Tra gli imputati una dozzina sono accusati di aver fatto parte della "locale" di Roma o di averla spalleggiata
Mafia calabrese a Roma: parte a piazzale Clodio l’udienza che dovrà decidere se la ndrangheta calabrese abbia messo o meno radici nella Capitale intorno al 2015. Il gip Tamara De Amicis ha fissato l’udienza preliminare per 66 imputati, di cui una dozzina accusati di aver avuto un ruolo chiave. Il procedimento si aprirà il 12 aprile.
I pm della Dda di Roma hanno chiesto il rinvio a giudizio della prima sospetta struttura “locale” di ‘ndrangheta che sarebbe stata attiva per anni nella Capitale reinvestendo proventi illeciti in attività commerciali.
Secondo l’impianto accusatorio del pm Giovanni Musarò, a capo dell’organizzazione ci sarebbero stati Antonio Carzo e Vincenzo Alvaro, entrambi ritenuti appartenenti a storiche famiglie di ‘ndrangheta originarie di Casoleto, in provincia di Reggio Calabria. La “locale” avrebbe cominciato ad operare a Roma dopo avere ottenuto il “via libera” dalla casa madre in Calabria.

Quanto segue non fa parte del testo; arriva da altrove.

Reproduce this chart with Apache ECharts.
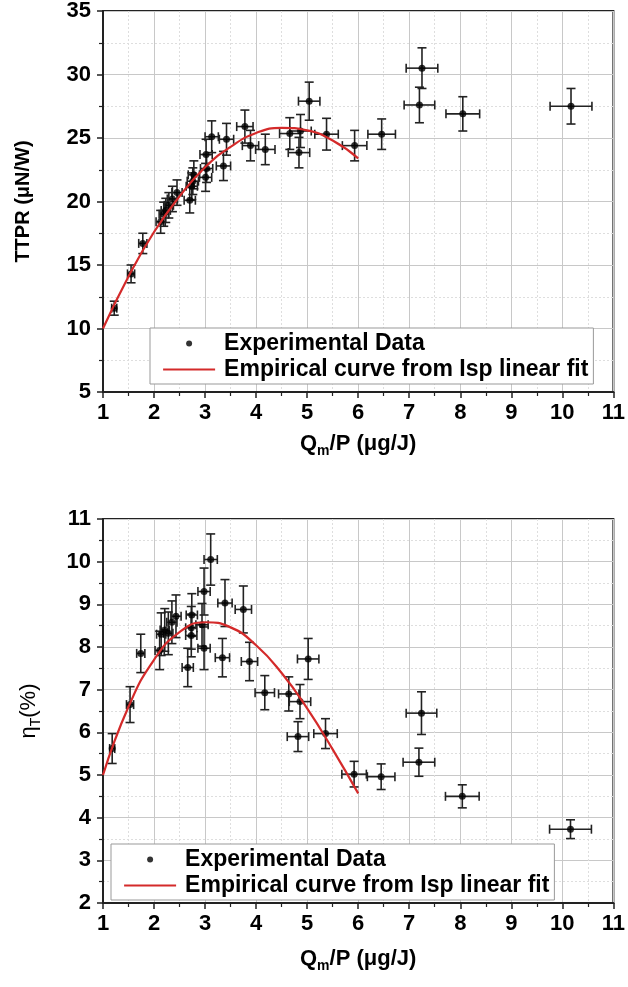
<!DOCTYPE html>
<html>
<head>
<meta charset="utf-8">
<script src="https://cdn.jsdelivr.net/npm/echarts@6/dist/echarts.min.js"></script>
<style>
html,body{margin:0;padding:0;background:#fff;}
#chart{width:628px;height:987px;}
</style>
</head>
<body>
<div id="chart"></div>
<script>
// ---- Top panel: TTPR vs Qm/P ----
const ttprX    = [1.22,1.55,1.78,2.13,2.19,2.23,2.29,2.36,2.45,2.70,2.74,2.76,2.78,3.01,3.03,3.02,3.13,3.36,3.42,3.78,3.89,4.18,4.66,4.87,4.84,5.04,5.38,5.93,6.46,7.20,7.25,8.05,10.17];
const ttprY    = [11.6,14.3,16.7,18.4,19.0,19.3,19.7,20.2,20.7,20.1,21.2,21.6,22.1,21.9,22.6,23.7,25.1,22.8,24.9,25.9,24.4,24.1,25.35,25.55,23.85,27.9,25.3,24.4,25.3,27.6,30.5,26.9,27.5];
const ttprXErr = [0.05,0.07,0.08,0.09,0.09,0.09,0.09,0.10,0.10,0.11,0.11,0.11,0.11,0.12,0.12,0.12,0.13,0.14,0.14,0.16,0.16,0.19,0.20,0.21,0.21,0.21,0.23,0.24,0.27,0.30,0.31,0.33,0.41];
const ttprYErr = [0.55,0.70,0.80,0.90,0.95,0.95,1.00,1.00,1.00,1.00,1.05,1.05,1.10,1.10,1.10,1.20,1.25,1.15,1.25,1.30,1.20,1.20,1.25,1.30,1.20,1.50,1.25,1.20,1.20,1.40,1.60,1.35,1.40];

// ---- Bottom panel: thrust efficiency vs Qm/P ----
const etaX    = [1.18,1.53,1.74,2.11,2.14,2.21,2.28,2.35,2.43,2.66,2.73,2.73,2.74,2.94,2.98,2.98,3.11,3.39,3.34,3.75,3.87,4.17,4.64,4.86,4.82,5.02,5.36,5.92,6.45,7.24,7.19,8.04,10.16];
const etaY    = [5.62,6.65,7.85,7.92,8.30,8.40,8.32,8.58,8.72,7.52,8.27,8.45,8.75,8.52,7.97,9.30,10.05,9.03,7.75,8.88,7.66,6.93,6.90,6.72,5.90,7.72,5.97,5.02,4.96,6.45,5.30,4.50,3.73];
const etaXErr = [0.05,0.07,0.08,0.09,0.09,0.09,0.09,0.10,0.10,0.11,0.11,0.11,0.11,0.12,0.12,0.12,0.13,0.14,0.14,0.16,0.16,0.19,0.20,0.21,0.21,0.21,0.23,0.24,0.27,0.30,0.31,0.33,0.41];
const etaYErr = [0.35,0.42,0.45,0.45,0.50,0.50,0.50,0.50,0.50,0.45,0.50,0.50,0.50,0.50,0.50,0.55,0.60,0.55,0.45,0.55,0.45,0.40,0.40,0.40,0.35,0.48,0.35,0.30,0.30,0.50,0.33,0.27,0.22];

// ---- Empirical curves ----
const fitX    = [1,1.5,2,2.5,3,3.5,4,4.5,5,5.5,6];
const ttprFit = [10.0,14.1,17.6,20.4,22.7,24.3,25.4,25.8,25.6,24.8,23.4];
const etaFit  = [5.0,6.6,7.7,8.35,8.58,8.46,8.04,7.39,6.56,5.6,4.57];

const xTicks = [1,2,3,4,5,6,7,8,9,10,11];

const FONT = '"Liberation Sans", Arial, sans-serif';
const LBL = {color:'#000', fontSize:22, fontWeight:'bold', fontFamily:FONT};
const nameRich = (w, fs) => ({
  a:{fontSize:fs, fontWeight:w, fontFamily:FONT, color:'#000', lineHeight:28},
  s:{fontSize:Math.round(fs*0.62), fontWeight:w, fontFamily:FONT, color:'#000', lineHeight:28, verticalAlign:'bottom', padding:[11,0,0,0]}
});

function errRender(params, api){
  const x=api.value(0), y=api.value(1), ex=api.value(2), ey=api.value(3);
  const l=api.coord([x-ex,y]), r=api.coord([x+ex,y]);
  const t=api.coord([x,y+ey]), b=api.coord([x,y-ey]);
  const c=4.5;
  const st={stroke:'#222', lineWidth:1.6};
  const ln=(x1,y1,x2,y2)=>({type:'line', shape:{x1,y1,x2,y2}, style:st});
  return {type:'group', children:[
    ln(l[0],l[1],r[0],r[1]),
    ln(t[0],t[1],b[0],b[1]),
    ln(l[0],l[1]-c,l[0],l[1]+c),
    ln(r[0],r[1]-c,r[0],r[1]+c),
    ln(t[0]-c,t[1],t[0]+c,t[1]),
    ln(b[0]-c,b[1],b[0]+c,b[1])
  ]};
}

function xAxisCfg(gi, gap){
  return {
    gridIndex:gi, type:'value', min:1, max:11, interval:1,
    name:'{a|Q}{s|m}{a|/P (μg/J)}', nameLocation:'middle', nameGap:gap,
    nameTextStyle:{rich:nameRich('bold', 22)},
    axisLine:{show:true, onZero:false, lineStyle:{color:'#222', width:2}},
    axisTick:{show:true, length:6, lineStyle:{color:'#222', width:1.5}},
    minorTick:{show:true, splitNumber:2, length:4, lineStyle:{color:'#222', width:1.2}},
    splitLine:{show:true, lineStyle:{color:'#c8c8c8', width:1}},
    minorSplitLine:{show:true, lineStyle:{color:'#dedede', width:1, type:[2,2]}},
    axisLabel:Object.assign({margin:10, formatter:(v)=> xTicks.includes(v)? String(v):''}, LBL)
  };
}
function yAxisCfg(gi, min, max, iv, name, w, fs, gap){
  return {
    gridIndex:gi, type:'value', min, max, interval:iv,
    name, nameLocation:'middle', nameGap:gap, nameRotate:90,
    nameTextStyle:{rich:nameRich(w, fs)},
    axisLine:{show:true, onZero:false, lineStyle:{color:'#222', width:2}},
    axisTick:{show:true, length:6, lineStyle:{color:'#222', width:1.5}},
    minorTick:{show:true, splitNumber:2, length:4, lineStyle:{color:'#222', width:1.2}},
    splitLine:{show:true, lineStyle:{color:'#c8c8c8', width:1}},
    minorSplitLine:{show:true, lineStyle:{color:'#dedede', width:1, type:[2,2]}},
    axisLabel:Object.assign({margin:12}, LBL)
  };
}

const errTop = ttprX.map((v,i)=>[v, ttprY[i], ttprXErr[i], ttprYErr[i]]);
const errBot = etaX.map((v,i)=>[v, etaY[i], etaXErr[i], etaYErr[i]]);
const ptsTop = ttprX.map((v,i)=>[v, ttprY[i]]);
const ptsBot = etaX.map((v,i)=>[v, etaY[i]]);
const fitTop = fitX.map((v,i)=>[v, ttprFit[i]]);
const fitBot = fitX.map((v,i)=>[v, etaFit[i]]);

const legendCommon = {
  orient:'vertical', itemWidth:52, itemHeight:6, itemGap:3,
  backgroundColor:'#fff', borderColor:'#999', borderWidth:1,
  padding:[4,5,3,12],
  textStyle:{fontSize:23, fontWeight:'bold', fontFamily:FONT, color:'#000', padding:[0,0,0,4]},
  data:[
    {name:'Experimental Data', icon:'circle'},
    {name:'Empirical curve from Isp linear fit', itemStyle:{opacity:0}, lineStyle:{color:'#d42a2a', width:2.2}}
  ],
  selectedMode:false
};

const chart = echarts.init(document.getElementById('chart'), null, {renderer:'canvas'});
chart.setOption({
  backgroundColor:'#fff',
  animation:false,
  grid:[
    {left:103, top:9, width:514, height:383, show:true, borderColor:'#222', borderWidth:2},
    {left:103, top:519, width:514, height:384, show:true, borderColor:'#222', borderWidth:2}
  ],
  xAxis:[xAxisCfg(0, 38), xAxisCfg(1, 42)],
  yAxis:[
    yAxisCfg(0, 5, 35, 5, '{a|TTPR (μN/W)}', 'bold', 20, 66),
    yAxisCfg(1, 2, 11, 1, '{a|η}{s|T}{a|(%)}', 'normal', 22, 60)
  ],
  legend:[
    Object.assign({left:150, top:328}, legendCommon),
    Object.assign({left:111, top:844}, legendCommon)
  ],
  series:[
    {type:'custom', name:'errTop', xAxisIndex:0, yAxisIndex:0, renderItem:errRender, data:errTop, encode:{x:0,y:1}, z:3},
    {type:'scatter', name:'Experimental Data', xAxisIndex:0, yAxisIndex:0, data:ptsTop, symbol:'circle', symbolSize:7, itemStyle:{color:'#000'}, z:4},
    {type:'line', name:'Empirical curve from Isp linear fit', xAxisIndex:0, yAxisIndex:0, data:fitTop, smooth:true, showSymbol:false, symbol:'none', lineStyle:{color:'#d42a2a', width:2.2}, itemStyle:{color:'#d42a2a'}, z:5},
    {type:'custom', name:'errBot', xAxisIndex:1, yAxisIndex:1, renderItem:errRender, data:errBot, encode:{x:0,y:1}, z:3},
    {type:'scatter', name:'Experimental Data', xAxisIndex:1, yAxisIndex:1, data:ptsBot, symbol:'circle', symbolSize:7, itemStyle:{color:'#000'}, z:4},
    {type:'line', name:'Empirical curve from Isp linear fit', xAxisIndex:1, yAxisIndex:1, data:fitBot, smooth:true, showSymbol:false, symbol:'none', lineStyle:{color:'#d42a2a', width:2.2}, itemStyle:{color:'#d42a2a'}, z:5}
  ]
});
</script>
</body>
</html>
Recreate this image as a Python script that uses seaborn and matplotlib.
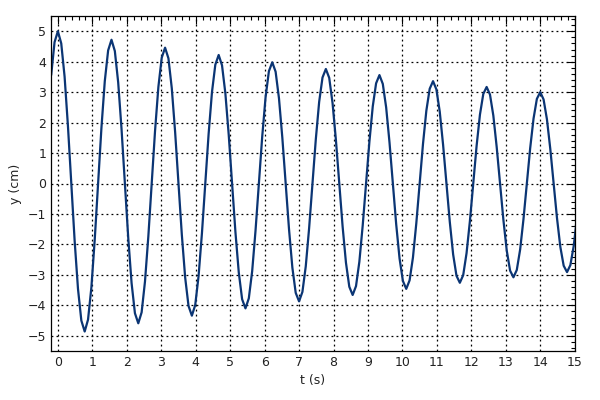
import numpy as np
import pandas as pd
import matplotlib
matplotlib.use("Agg")
import matplotlib.pyplot as plt
from matplotlib.ticker import MultipleLocator
import seaborn as sns

# sampled position of the oscillator, one reading every 0.0972 s starting at t = -0.194 s
t_start = -0.1944
t_step = 0.0972
y_cm = [
    3.56, 4.64,
    5.00, 4.60, 3.51, 1.89, 0.00, -1.88, -3.46, -4.50, -4.86, -4.47, -3.41, -1.84, 0.00, 1.83, 3.36, 4.37,
    4.72, 4.35, 3.32, 1.79, 0.00, -1.78, -3.27, -4.26, -4.59, -4.23, -3.22, -1.74, 0.00, 1.72, 3.17, 4.13,
    4.46, 4.11, 3.13, 1.69, 0.00, -1.68, -3.09, -4.02, -4.34, -3.99, -3.04, -1.64, 0.00, 1.63, 3.00, 3.90,
    4.22, 3.88, 2.96, 1.60, 0.00, -1.59, -2.92, -3.80, -4.10, -3.77, -2.88, -1.55, 0.00, 1.54, 2.83, 3.69,
    3.98, 3.67, 2.80, 1.51, 0.00, -1.50, -2.76, -3.59, -3.87, -3.56, -2.72, -1.47, 0.00, 1.45, 2.68, 3.48,
    3.76, 3.47, 2.64, 1.43, 0.00, -1.41, -2.60, -3.39, -3.66, -3.37, -2.57, -1.38, 0.00, 1.37, 2.53, 3.29,
    3.56, 3.27, 2.50, 1.35, 0.00, -1.34, -2.46, -3.20, -3.46, -3.18, -2.43, -1.31, 0.00, 1.30, 2.39, 3.11,
    3.36, 3.09, 2.36, 1.27, 0.00, -1.26, -2.33, -3.03, -3.26, -3.01, -2.29, -1.24, 0.00, 1.23, 2.26, 2.94,
    3.17, 2.92, 2.23, 1.20, 0.00, -1.19, -2.20, -2.86, -3.08, -2.84, -2.17, -1.17, 0.00, 1.16, 2.13, 2.78,
    3.00, 2.76, 2.11, 1.14, 0.00, -1.13, -2.08, -2.70, -2.91, -2.68, -2.05, -1.10,
]

x_ticks = list(range(0, 16))
y_ticks = list(range(-5, 6))

df = pd.DataFrame({"t": t_start + t_step * np.arange(len(y_cm)), "y": y_cm})

sns.set_style("white")
plt.rcParams["font.family"] = ["DejaVu Sans"]

fig = plt.figure(figsize=(6, 4), dpi=100)
ax = fig.add_axes([0.085, 0.1225, 0.873, 0.8375])

sns.lineplot(data=df, x="t", y="y", ax=ax, color="#0b3574", linewidth=1.6)

ax.set_xlim(-0.2, 15)
ax.set_ylim(-5.5, 5.5)
ax.set_xticks(x_ticks)
ax.set_yticks(y_ticks)
ax.xaxis.set_minor_locator(MultipleLocator(0.2))
ax.yaxis.set_minor_locator(MultipleLocator(0.2))
ax.tick_params(which="both", direction="in", top=True, right=True,
               color="black", labelsize=9, labelcolor="#222222")
ax.tick_params(which="major", length=6, width=0.8)
ax.tick_params(which="minor", length=3, width=0.8)
ax.grid(True, which="major", color="black", linestyle=(0, (1.5, 2.5)), linewidth=0.9)
for s in ax.spines.values():
    s.set_color("black")
    s.set_linewidth(0.9)

ax.set_xlabel("t (s)", fontsize=9, color="#222222")
ax.set_ylabel("y (cm)", fontsize=9, color="#222222")

fig.savefig("out.png", dpi=100, facecolor="white")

Tra i reati contestati anche cessione e detenzione ai fini di spaccio di sostanze stupefacenti, estorsione aggravata e detenzione illegale di arma da fuoco.
Le indagini hanno evidenziato come fino al settembre del 2015 non esistesse una “locale” nella Capitale, anche se sul territorio cittadino operavano numerosi soggetti appartenenti a famiglie e dediti ad attività illecite.
Nell’estate del 2015, Carzo avrebbe ricevuto, secondo quanto ricostruito dagli inquirenti, dall’organo collegiale posto al vertice dell’organizzazione unitaria (la Provincia e Crimine), l’autorizzazione per costituire una struttura locale che operava nel cuore di Roma secondo le tradizioni di `ndrangheta: riti, linguaggi, tipologia di reati tipici della terra d’origine. Il gruppo agiva su tutto il territorio di Roma con una gestione degli investimenti nel settore della ristorazione (locali, bar, ristoranti e supermercati) e nell’attività di riciclaggio di ingenti somme di denaro.
In base alle ricostruzioni degli inquirenti dopo l’estate del 2018 Carzo si sarebbe trasferito dalla Cecchignola a Cosoleto perché temeva che sarebbe stato destinatario di provvedimenti custodiali emessi dall’autorità giudiziaria di Roma e lì avrebbe continuato a “coordinare la “costola” del sodalizio da lui capeggiata, servendosi a tal fine del figlio Domenico, con il quale era costantemente in contatto”.
Tra gli imputati con un ruolo cruciale anche Francesco Calò, che difeso dall’avvocato Pietro Nicotera, viene accusato di aver detenuto un numero imprecisato di armi comuni da sparo (pistole), che metteva a disposizione della “costola” del locale di Roma capeggiata da Antonio Carzo. Con l’aggravante – come ricostruito dalla procura – di aver commesso il fatto al fine di agevolare l’attività dell’associazione mafiosa unitaria denominata “ndrangheta”.
Tra le vittime anche un imprenditore di Pomezia, che è anche nella lista degli imputati, avrebbe aiutato l’associazione a reinvestire denaro trovandosi a sua volta minacciato e taglieggiato.